Fabrication and CO₂ permeation properties of amine-silica membranes using a variety of amine types

We developed a series of molecule-scale hybrid amine-silica membranes synthesized from organoalkoxysilane precursors of 3-(triethoxysilyl)propan-1-amine (PA-Si) and 3-(triethoxysilyl)-N-methylpropan-1-amine (SA-Si), and made these functional using either unhindered amines or a 3-(triethoxysilyl)-N,N-dimethylpropan-1-amine (TA-Si) that is sterically hindered. CO₂ adsorption-desorption measurements of amine-silica powdered xerogels were conducted to observe the effect of amine type on CO₂ adsorption and desorption/diffusion properties. The results revealed that TA-Si xerogel powders demonstrated faster kinetics for both adsorption and desorption processes compared with those of the PA-Si and SA-Si samples due to the steric hindrance effect of the amine, which reduced the CO₂ binding energy and thereby boosted both the forward and reverse reaction rates of CO₂-amine.

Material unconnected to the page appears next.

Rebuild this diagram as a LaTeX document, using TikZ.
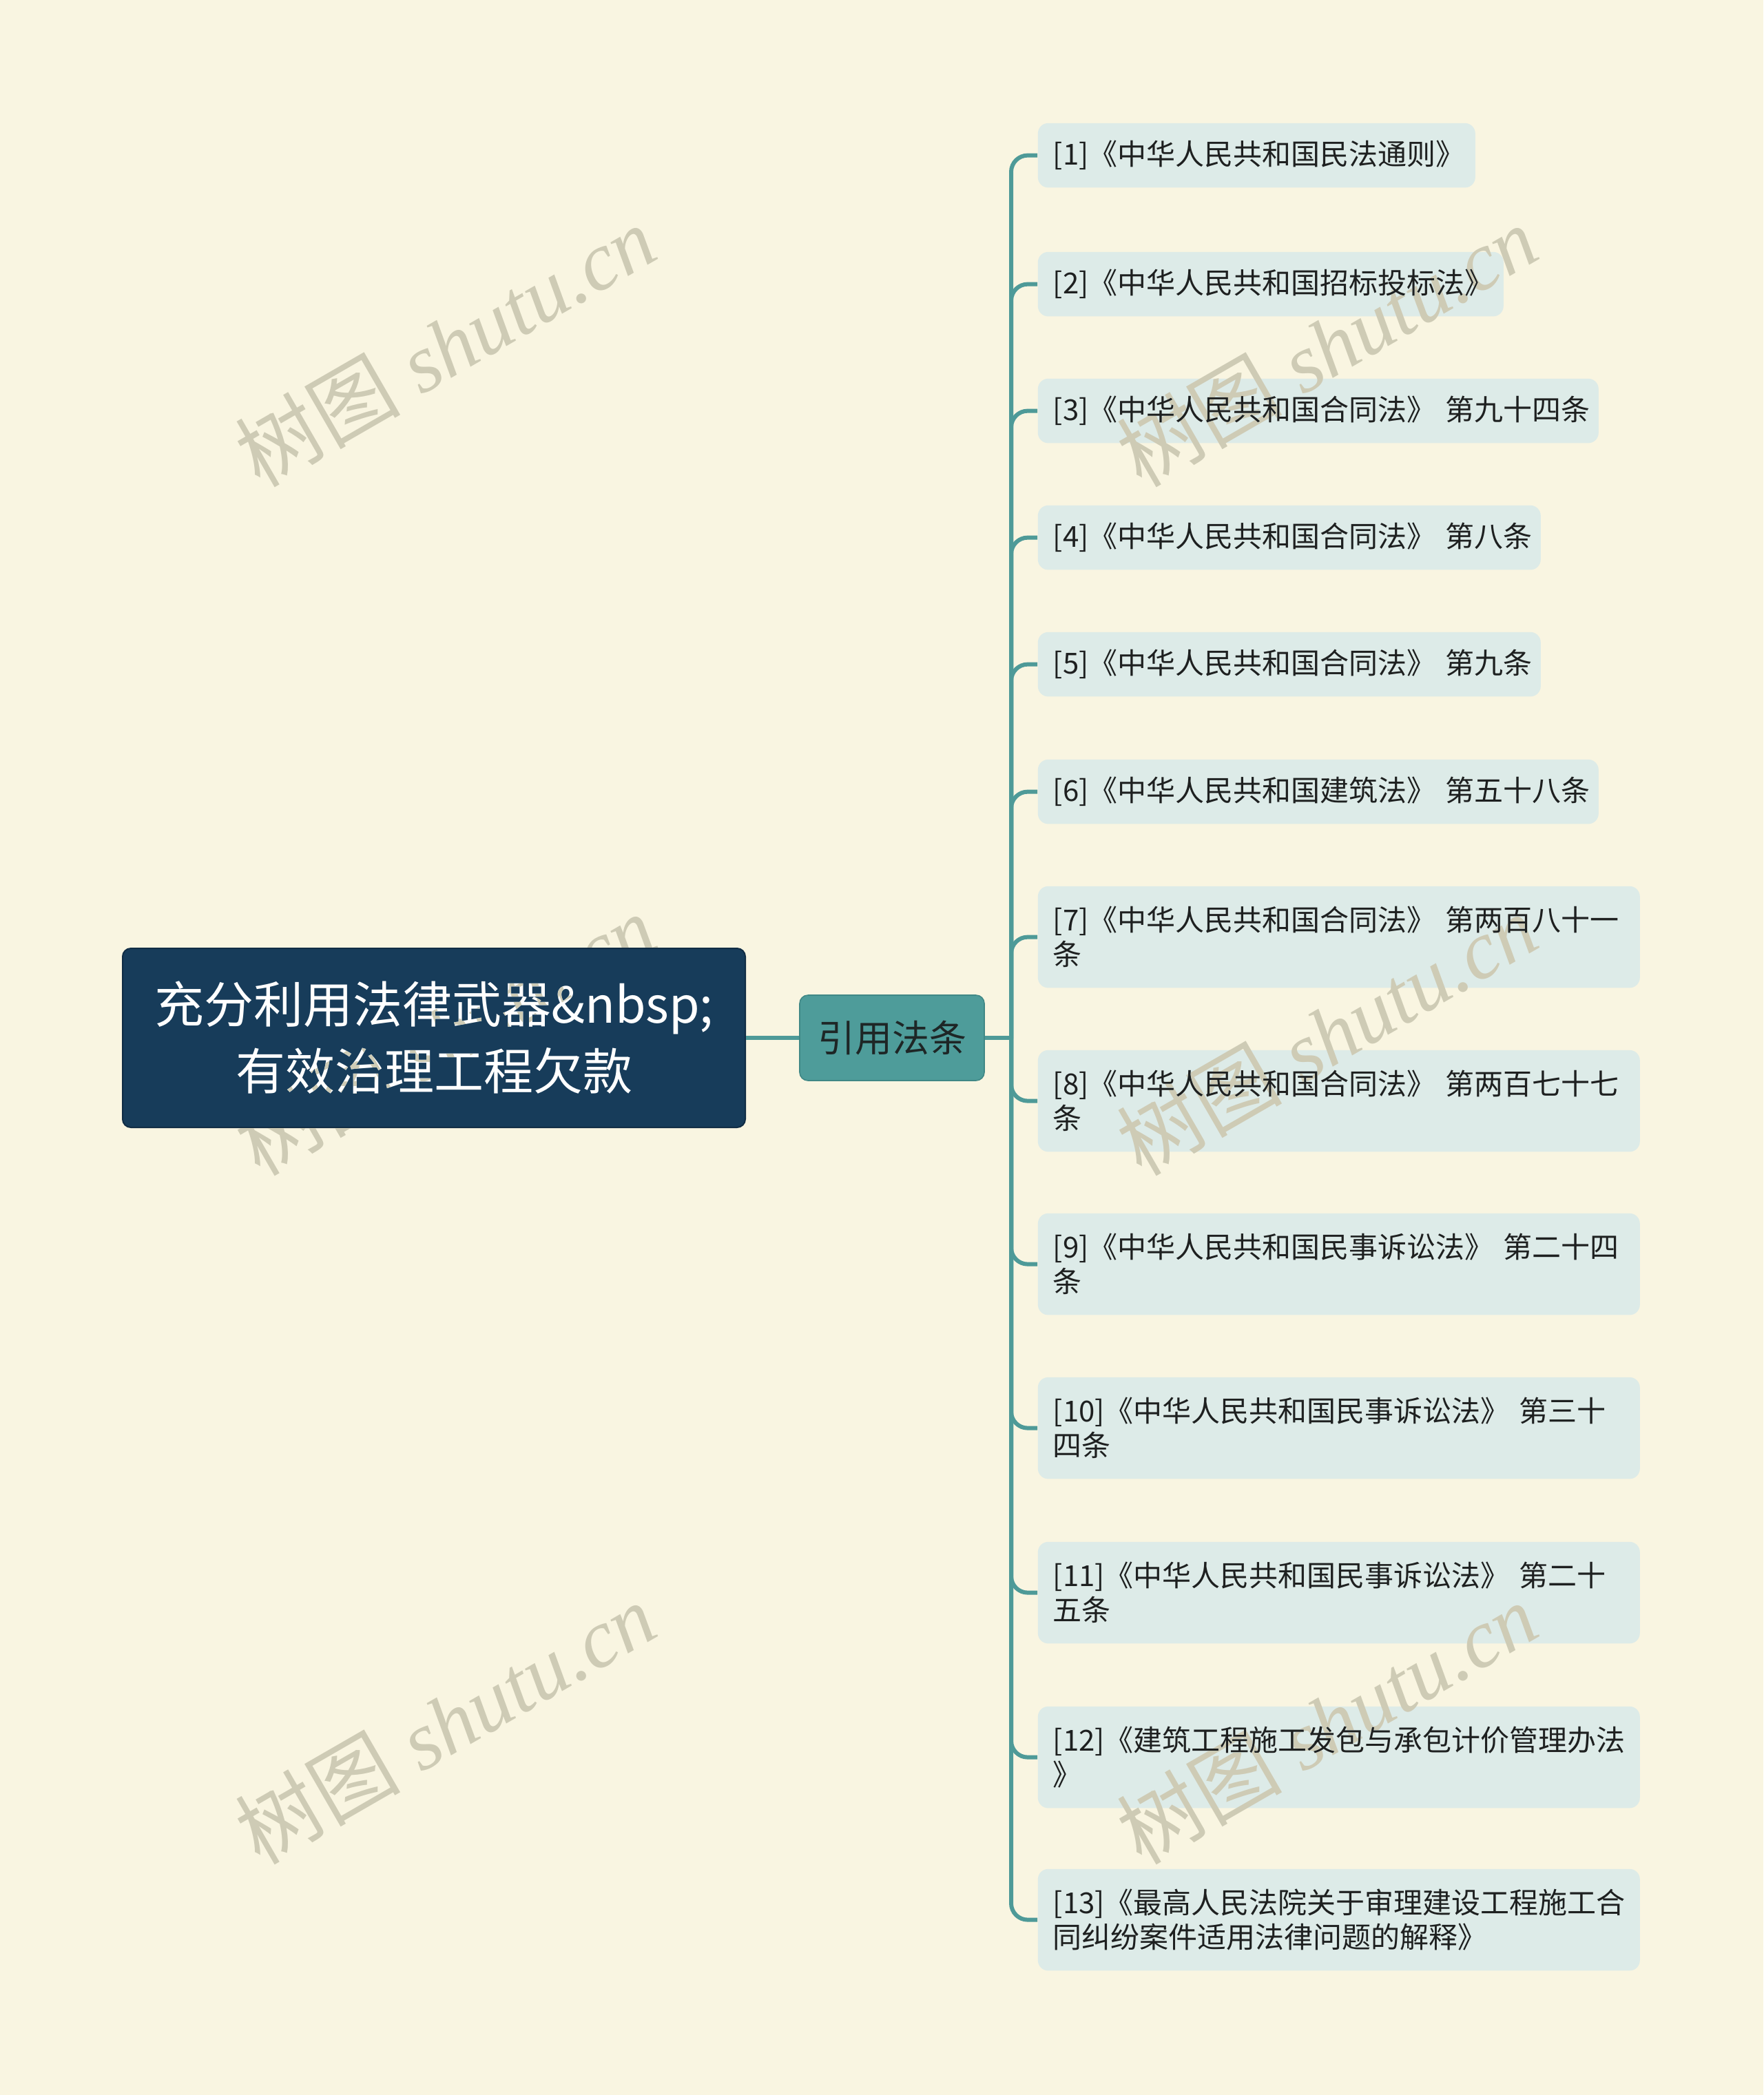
\documentclass[tikz,border=0pt]{standalone}
\usepackage{fontspec}
\newfontfamily\cjk{Noto Sans CJK SC}
\newfontfamily\wmfont{Liberation Serif}
\definecolor{bgc}{RGB}{249,245,225}
\definecolor{rootc}{RGB}{23,60,90}
\definecolor{rootb}{RGB}{16,44,68}
\definecolor{midc}{RGB}{78,156,154}
\definecolor{midb}{RGB}{64,136,134}
\definecolor{midtext}{RGB}{30,38,38}
\definecolor{leafc}{RGB}{221,235,232}
\definecolor{leaftext}{RGB}{30,32,32}
\definecolor{connc}{RGB}{78,154,152}
\definecolor{wmc}{RGB}{206,203,181}
\tikzset{
  rootbox/.style={fill=rootc, draw=rootb, line width=0.5pt, rounded corners=3pt,
    minimum width=226pt, minimum height=65pt, inner sep=0pt, text=white, align=center,
    font=\cjk\fontsize{18pt}{24.25pt}\selectfont},
  midbox/.style={fill=midc, draw=midb, line width=0.4pt, rounded corners=3pt,
    minimum width=67pt, minimum height=31pt, inner sep=0pt, text=midtext,
    font=\cjk\fontsize{13.5pt}{16pt}\selectfont},
  leafbox/.style={fill=leafc, rounded corners=3.75pt, anchor=north west,
    inner xsep=5.5pt, inner ysep=0pt, align=left, text=leaftext,
    font=\cjk\fontsize{10.5pt}{12.5pt}\selectfont},
  one/.style={minimum height=23.4pt},
  two/.style={minimum height=36.9pt, text width=207.5pt},
  conn/.style={draw=connc, line width=1.5pt},
  wm/.style={text=wmc, blend mode=darken, rotate=30, inner sep=0pt,
    font=\wmfont\itshape\fontsize{30pt}{30pt}\selectfont}
}
\begin{document}
\begin{tikzpicture}[x=0.25pt,y=-0.25pt]
\fill[bgc] (0,0) rectangle (2560,3042);
\useasboundingbox (0,0) rectangle (2560,3042);

\node[rootbox] (root) at (630,1507) {充分利用法律武器\&nbsp;\\有效治理工程欠款};
\node[midbox] (mid) at (1295,1507) {引用法条};
\coordinate (spine) at (1468,1507);

\node[leafbox, one, text width=147.75pt] (l1) at (1506,178) {[1]《中华人民共和国民法通则》};
\node[leafbox, one, text width=158pt] (l2) at (1506,365) {[2]《中华人民共和国招标投标法》};
\node[leafbox, one, text width=192.5pt] (l3) at (1506,549) {[3]《中华人民共和国合同法》~第九十四条};
\node[leafbox, one, text width=171.5pt] (l4) at (1506,733) {[4]《中华人民共和国合同法》~第八条};
\node[leafbox, one, text width=171.5pt] (l5) at (1506,917) {[5]《中华人民共和国合同法》~第九条};
\node[leafbox, one, text width=192.5pt] (l6) at (1506,1102) {[6]《中华人民共和国建筑法》~第五十八条};
\node[leafbox, two] (l7) at (1506,1286) {[7]《中华人民共和国合同法》~第两百八十一\\条};
\node[leafbox, two] (l8) at (1506,1524) {[8]《中华人民共和国合同法》~第两百七十七\\条};
\node[leafbox, two] (l9) at (1506,1761) {[9]《中华人民共和国民事诉讼法》~第二十四\\条};
\node[leafbox, two] (l10) at (1506,1999) {[10]《中华人民共和国民事诉讼法》~第三十\\四条};
\node[leafbox, two] (l11) at (1506,2238) {[11]《中华人民共和国民事诉讼法》~第二十\\五条};
\node[leafbox, two] (l12) at (1506,2477) {[12]《建筑工程施工发包与承包计价管理办法\\》};
\node[leafbox, two] (l13) at (1506,2713) {[13]《最高人民法院关于审理建设工程施工合\\同纠纷案件适用法律问题的解释》};

\draw[conn] (root.east) -- (mid.west);
\draw[conn] (mid.east) -- (spine);
\foreach \i in {1,...,13}{
  \draw[conn, rounded corners=6pt] (spine) |- (l\i.west);
}

\node[wm] (w1) at (646,502) {{\cjk 树图} shutu.cn};
\node[wm] (w2) at (1926,502) {{\cjk 树图} shutu.cn};
\node[wm] (w3) at (646,1502) {{\cjk 树图} shutu.cn};
\node[wm] (w4) at (1926,1502) {{\cjk 树图} shutu.cn};
\node[wm] (w5) at (646,2502) {{\cjk 树图} shutu.cn};
\node[wm] (w6) at (1926,2502) {{\cjk 树图} shutu.cn};
\end{tikzpicture}
\end{document}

In single-gas permeation performances, all the membranes exhibited excellent molecular sieving at higher temperatures and all the gases considered, except CO₂, tended to permeate the membranes via activated diffusion. The effect of amine type on CO₂ separation performance was compared using CO₂ permeance, CO₂/N₂ selectivity, activation energy for permeation (E_p) of CO₂ [E_p(CO₂)], and differences in E_p between CO₂ and N₂ [E_p(CO₂)-E_p(N₂)]. The TA-Si membrane demonstrated superior CO₂ separation performance, and achieved the highest values for both CO₂ permeance and selectivity. A relatively smaller difference in CO₂ separation performance was observed between PA-Si and SA-Si membranes despite some differences in basicity. This suggests that, rather than the basicity, it was the steric hindrance effect that played the greatest role in CO₂ transport performance across amine-silica membranes.